Tuesday, October 23, 2012

IMF's epic plan to conjure away debt and dethrone bankers - The Telegraph

So there is a magic wand after all. A revolutionary paper by the International Monetary Fund claims that one could eliminate the net public debt of the US at a stroke, and by implication do the same for Britain, Germany, Italy, or Japan.

IMF
The IMF reports says the conjuring trick is to replace our system of private bank-created money. Photo: Reuters
One could slash private debt by 100pc of GDP, boost growth, stabilize prices, and dethrone bankers all at the same time.
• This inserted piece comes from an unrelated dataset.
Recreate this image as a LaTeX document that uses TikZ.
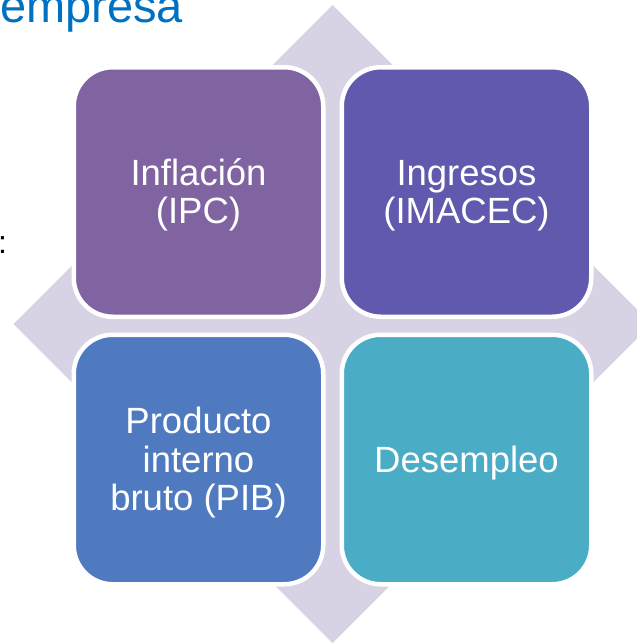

It could be done cleanly and painlessly, by legislative command, far more quickly than anybody imagined.
The conjuring trick is to replace our system of private bank-created money -- roughly 97pc of the money supply -- with state-created money. We return to the historical norm, before Charles II placed control of the money supply in private hands with the English Free Coinage Act of 1666.
Specifically, it means an assault on "fractional reserve banking". If lenders are forced to put up 100pc reserve backing for deposits, they lose the exorbitant privilege of creating money out of thin air.

SHOOT: So why won't it work?  Where would you rather get money from, banks, or the state.  Or put in another way, who would you rather trust, banks, or the state?

Ambrose Evan-s-Pritchard concludes:  Arguably, it would smother freedom and enthrone a Leviathan state. It might be even more irksome in the long run than rule by bankers.